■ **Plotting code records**
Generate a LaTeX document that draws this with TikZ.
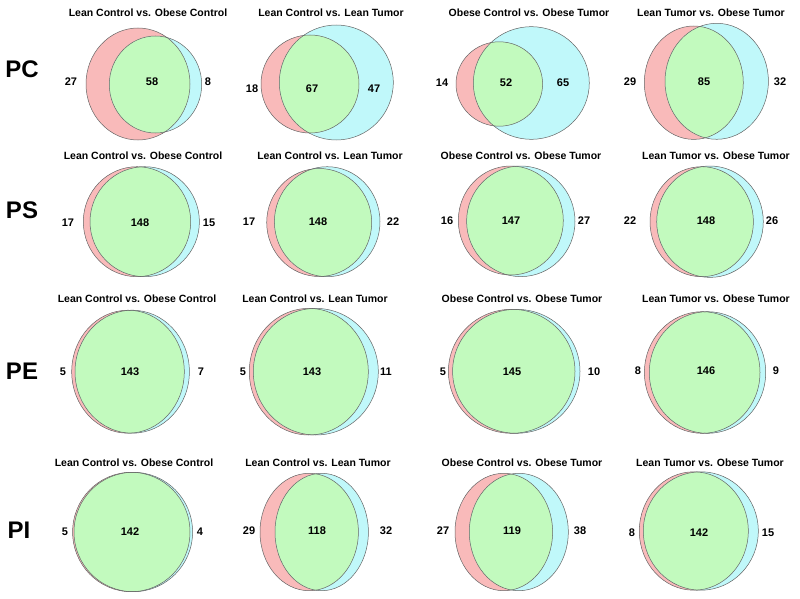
\documentclass[tikz,border=0pt]{standalone}
\usepackage{fontspec}
\setmainfont{Liberation Sans}
\usetikzlibrary{positioning}

\definecolor{leftpink}{RGB}{249,186,186}
\definecolor{rightcyan}{RGB}{192,248,250}
\definecolor{overlapgreen}{RGB}{194,250,190}
\definecolor{rimgray}{RGB}{100,100,100}

\tikzset{
  setA/.style={fill=leftpink},
  setB/.style={fill=rightcyan},
  setAB/.style={fill=overlapgreen},
  rim/.style={draw=rimgray, line width=0.5pt},
  paneltitle/.style={font=\fontsize{10.5}{12}\selectfont\bfseries, inner sep=0pt},
  count/.style={font=\fontsize{11}{12}\selectfont\bfseries, inner sep=0pt},
  rowlab/.style={font=\fontsize{24}{26}\selectfont\bfseries, inner sep=0pt}
}

\begin{document}
\begin{tikzpicture}[x=1pt, y=-1pt]
        \useasboundingbox (0,0) rectangle (800,599);

        % lipid classes
        \node[rowlab] (pc) at (22,69) {PC};
        \node[rowlab] (ps) at (22,210) {PS};
        \node[rowlab] (pe) at (22,371) {PE};
        \node[rowlab] (pi) at (19,530) {PI};

        % one venn pair per panel
        \foreach \n/\ttl/\tx/\ty/\pcx/\pcy/\prx/\pry/\ccx/\ccy/\crx/\cry/\ly/\la/\lx/\ma/\mx/\ra/\rx in {
            1/Lean Control vs. Obese Control/148/13/138/84/52/56/155.5/84.5/46.2/48.5/82/27/71/58/152/8/208,
            2/Lean Control vs. Lean Tumor/331/13/310/84/49/49/336.3/82.5/57/57.5/88.5/18/252/67/312/47/374,
            3/Obese Control vs. Obese Tumor/529/13/499.3/84/43.3/42.2/531.3/83/58/56.3/83/14/442/52/506/65/563,
            4/Lean Tumor vs. Obese Tumor/711/13/693.8/82.7/49.5/56.7/716.7/81.3/51.7/58/82/29/630/85/704/32/780,
            5/Lean Control vs. Obese Control/143/156/137/221.7/53.7/55/144.7/221.7/54.7/55/223/17/68/148/140/15/209,
            6/Lean Control vs. Lean Tumor/330/156/319.2/222.5/52.5/54/327.2/221.7/52.8/55/222/17/249/148/318/22/393,
            7/Obese Control vs. Obese Tumor/521/156/510.8/220.5/52.5/54.5/520.8/221.3/54.2/55.3/221/16/447/147/511/27/584,
            8/Lean Tumor vs. Obese Tumor/716/156/701.7/221.7/51.7/55/710/221.7/53.3/55.7/221/22/630/148/706/26/772,
            9/Lean Control vs. Obese Control/137/299/128/371.7/56.3/61.5/132.2/371.7/57.2/61.5/372/5/63/143/130/7/201,
            10/Lean Control vs. Lean Tumor/315/299/308.8/371.7/59.5/63.3/315.8/371.7/62.5/63.3/372/5/243/143/312/11/386,
            11/Obese Control vs. Obese Tumor/522/299/511.7/371.3/63.3/62/516.3/371.3/63.7/62/372/5/443/145/512/10/594,
            12/Lean Tumor vs. Obese Tumor/716/299/702.2/372.5/57.8/60.8/707.5/372.5/58.2/60.8/371/8/638/146/706/9/776,
            13/Lean Control vs. Obese Control/134/463/131.3/532/58.7/59.7/133.3/532/59.3/59.7/532/5/65/142/130/4/200,
            14/Lean Control vs. Lean Tumor/318/463/309.2/532/49.2/58.7/321.7/532/46.7/58.7/530.5/29/249/118/317/32/386,
            15/Obese Control vs. Obese Tumor/522/463/503.8/532/48.8/58.7/518.8/532/49.5/58.7/531/27/443/119/512/38/580,
            16/Lean Tumor vs. Obese Tumor/710/463/693.8/531/54.5/59.2/700.8/531/57.5/59.2/533/8/632/142/699/15/768}
        {
            \fill[setA] (\pcx,\pcy) ellipse [x radius=\prx, y radius=\pry];
            \fill[setB] (\ccx,\ccy) ellipse [x radius=\crx, y radius=\cry];
            \begin{scope}
                \clip (\pcx,\pcy) ellipse [x radius=\prx, y radius=\pry];
                \fill[setAB] (\ccx,\ccy) ellipse [x radius=\crx, y radius=\cry];
            \end{scope}
            \draw[rim] (\pcx,\pcy) ellipse [x radius=\prx, y radius=\pry];
            \draw[rim] (\ccx,\ccy) ellipse [x radius=\crx, y radius=\cry];
            \node[paneltitle] (title\n) at (\tx,\ty) {\ttl};
            \node[count] (onlyA\n) at (\lx,\ly) {\la};
            \node[count] (both\n) at (\mx,\ly) {\ma};
            \node[count] (onlyB\n) at (\rx,\ly) {\ra};
        }
    \end{tikzpicture}
\end{document}
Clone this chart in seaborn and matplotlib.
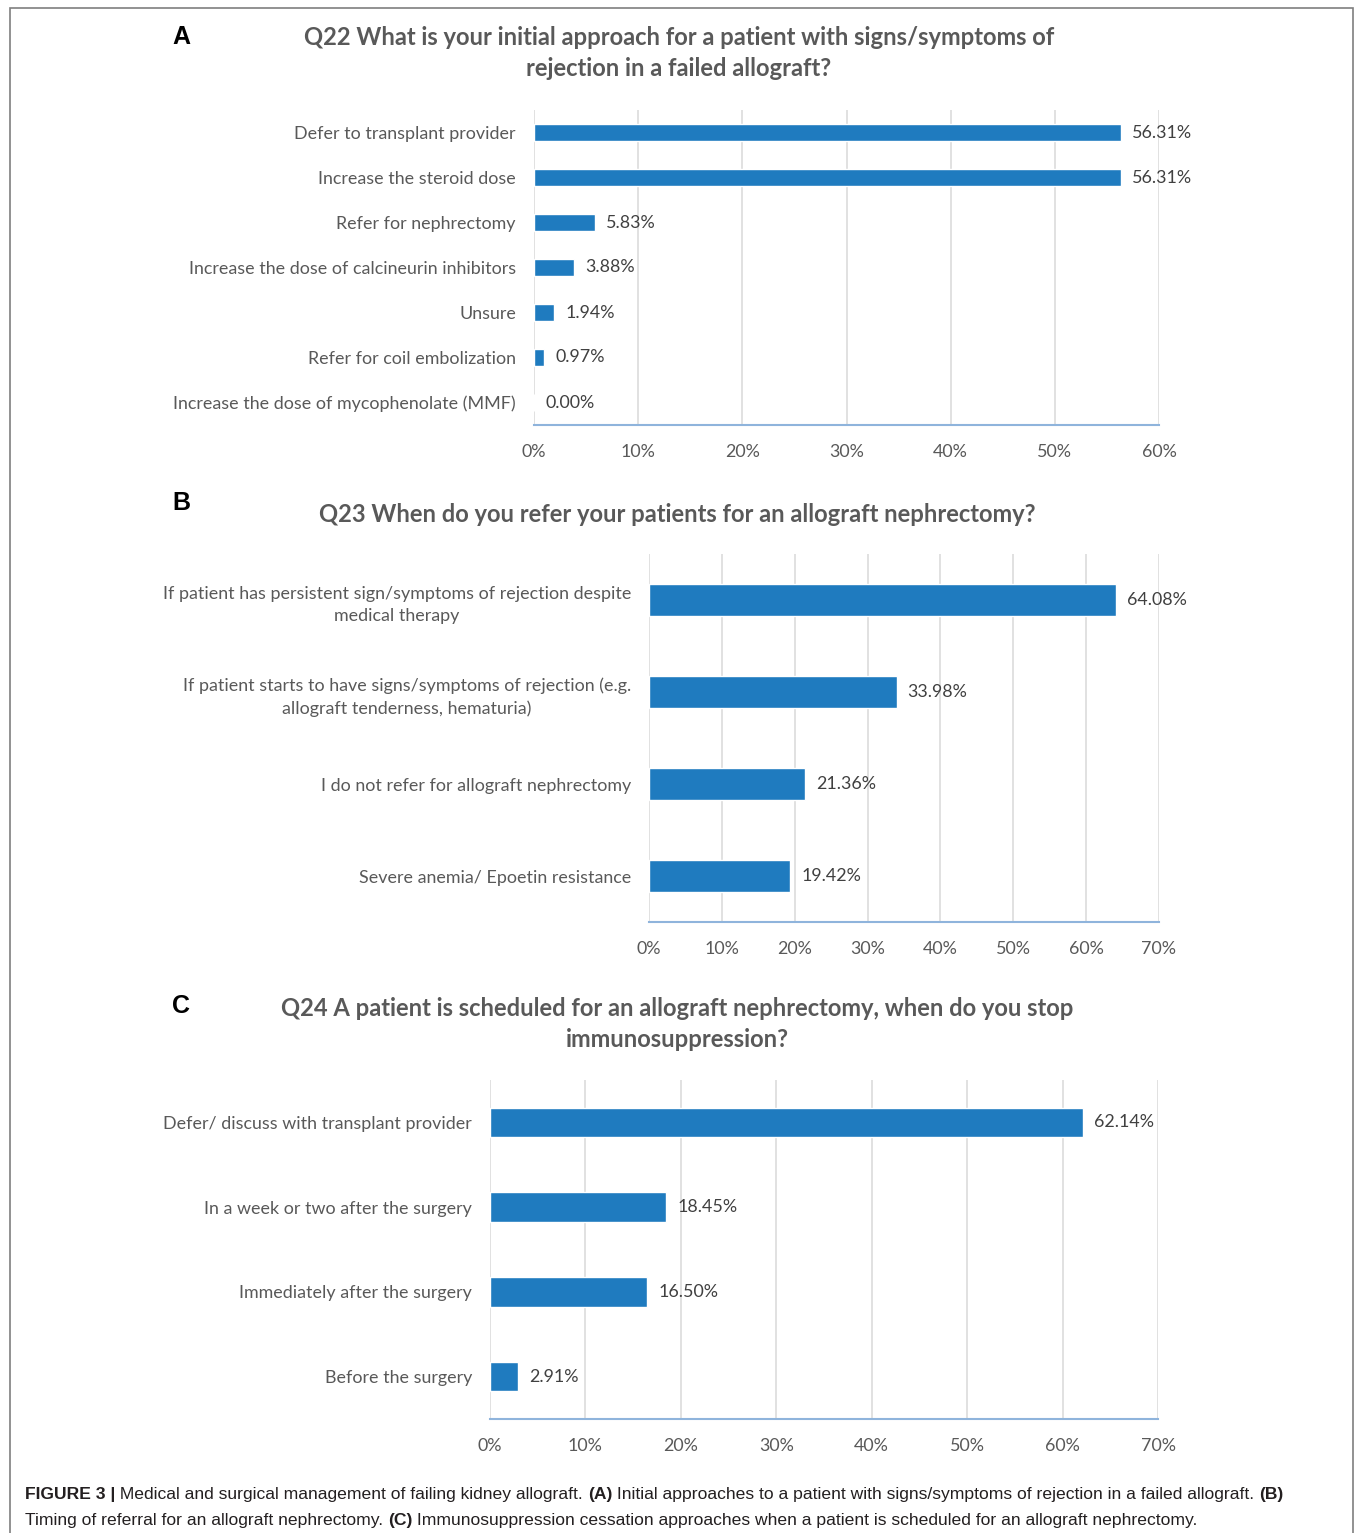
import numpy as np
import pandas as pd
import matplotlib
matplotlib.use("Agg")
import matplotlib.pyplot as plt
import seaborn as sns
from matplotlib import font_manager
from matplotlib.patches import Rectangle

# Panel A data
q22_labels = [
    "Defer to transplant provider",
    "Increase the steroid dose",
    "Refer for nephrectomy",
    "Increase the dose of calcineurin inhibitors",
    "Unsure",
    "Refer for coil embolization",
    "Increase the dose of mycophenolate (MMF)",
]
q22_values = [56.31, 56.31, 5.83, 3.88, 1.94, 0.97, 0.00]
q22_ticks = [0, 10, 20, 30, 40, 50, 60]

# Panel B data
q23_labels = [
    "If patient has persistent sign/symptoms of rejection despite\nmedical therapy",
    "If patient starts to have signs/symptoms of rejection (e.g.\nallograft tenderness, hematuria)",
    "I do not refer for allograft nephrectomy",
    "Severe anemia/ Epoetin resistance",
]
q23_values = [64.08, 33.98, 21.36, 19.42]
q23_ticks = [0, 10, 20, 30, 40, 50, 60, 70]

# Panel C data
q24_labels = [
    "Defer/ discuss with transplant provider",
    "In a week or two after the surgery",
    "Immediately after the surgery",
    "Before the surgery",
]
q24_values = [62.14, 18.45, 16.50, 2.91]
q24_ticks = [0, 10, 20, 30, 40, 50, 60, 70]

titles = [
    "Q22 What is your initial approach for a patient with signs/symptoms of\nrejection in a failed allograft?",
    "Q23 When do you refer your patients for an allograft nephrectomy?",
    "Q24 A patient is scheduled for an allograft nephrectomy, when do you stop\nimmunosuppression?",
]

sns.set_style("white")
plt.rcParams["font.family"] = ["Lato", "DejaVu Sans"]

W, H = 1355, 1533
fig = plt.figure(figsize=(W / 100, H / 100), dpi=100)

BAR = "#1f7bbf"
TXT = "#595959"
FS = 12.85


def add_ax(x0, y0, x1, y1):
    return fig.add_axes([x0 / W, 1 - y1 / H, (x1 - x0) / W, (y1 - y0) / H])


def panel(ax, labels, values, ticks, bar_h):
    df = pd.DataFrame({"label": labels, "value": values})
    sns.barplot(data=df, x="value", y="label", orient="h", color=BAR,
                width=bar_h, saturation=1, ax=ax)
    ax.set_xlim(ticks[0], ticks[-1])
    ax.set_ylim(len(labels) - 0.5, -0.5)
    ax.set_xticks(ticks)
    ax.set_xticklabels([f"{t}%" for t in ticks])
    ax.set_xlabel("")
    ax.set_ylabel("")
    ax.grid(axis="x", color="#dcdcdc", linewidth=1.2)
    ax.set_axisbelow(True)
    for s in ["top", "right", "left"]:
        ax.spines[s].set_visible(False)
    ax.spines["bottom"].set_color("#8fb4dc")
    ax.spines["bottom"].set_linewidth(1.5)
    ax.tick_params(axis="x", length=0, pad=13.5, labelsize=FS, labelcolor=TXT)
    ax.tick_params(axis="y", length=0, pad=13, labelsize=FS, labelcolor=TXT)
    for t in ax.get_yticklabels():
        t.set_multialignment("center")
        t.set_linespacing(1.5)
    labs = ax.bar_label(ax.containers[0], fmt="%.2f%%", padding=8,
                        fontsize=FS, color="#404040")
    for l in labs:
        l.set_va("center")


axA = add_ax(534, 110, 1159, 425)
panel(axA, q22_labels, q22_values, q22_ticks, 0.36)
axB = add_ax(649, 554, 1159, 922)
panel(axB, q23_labels, q23_values, q23_ticks, 0.35)
axC = add_ax(490, 1080, 1158, 1419)
panel(axC, q24_labels, q24_values, q24_ticks, 0.35)

# titles and panel letters
title_pos = [(679, 53), (677, 514), (677, 1024)]
for (cx, cy), t in zip(title_pos, titles):
    fig.text(cx / W, 1 - cy / H, t, ha="center", va="center", fontsize=17.1,
             fontweight="bold", color=TXT, linespacing=1.45)
for letter, y in [("A", 37), ("B", 503), ("C", 1006)]:
    fig.text(181 / W, 1 - y / H, letter, ha="center", va="center",
             fontsize=18, fontweight="bold", color="black",
             family="Liberation Sans")

# frame
fig.patches.append(Rectangle((10 / W, -0.01), 1343 / W, 1 - 8 / H + 0.01,
                             transform=fig.transFigure, fill=False,
                             edgecolor="#7f7f7f", linewidth=1.2))

# caption with bold runs
names = {f.name for f in font_manager.fontManager.ttflist}
cap_font = "Liberation Sans Narrow" if "Liberation Sans Narrow" in names else "Liberation Sans"
cap_size = 14.0 if cap_font == "Liberation Sans Narrow" else 12.6
caption_lines = [
    [("FIGURE 3 |", True), (" Medical and surgical management of failing kidney allograft. ", False),
     ("(A)", True), (" Initial approaches to a patient with signs/symptoms of rejection in a failed allograft. ", False),
     ("(B)", True)],
    [("Timing of referral for an allograft nephrectomy. ", False), ("(C)", True),
     (" Immunosuppression cessation approaches when a patient is scheduled for an allograft nephrectomy.", False)],
]
fig.canvas.draw()
renderer = fig.canvas.get_renderer()
for (runs, y) in zip(caption_lines, [1495, 1520]):
    x = 25
    for text, bold in runs:
        t = fig.text(x / W, 1 - y / H, text, ha="left", va="center",
                     fontsize=cap_size, family=cap_font,
                     fontweight="bold" if bold else "normal", color="#231f20")
        bb = t.get_window_extent(renderer)
        x += bb.width

fig.savefig("out.png", dpi=100)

■ **GIVEN EXERCISE**
Exclude any pictures, and restate word for word the lines from the one containing "Clone this chart in seaborn and matplotlib." through the one containing "from matplotlib.patches import Rectangle", both included.

■ **COMPLETED EXERCISE**
Clone this chart in seaborn and matplotlib.
import numpy as np
import pandas as pd
import matplotlib
matplotlib.use("Agg")
import matplotlib.pyplot as plt
import seaborn as sns
from matplotlib import font_manager
from matplotlib.patches import Rectangle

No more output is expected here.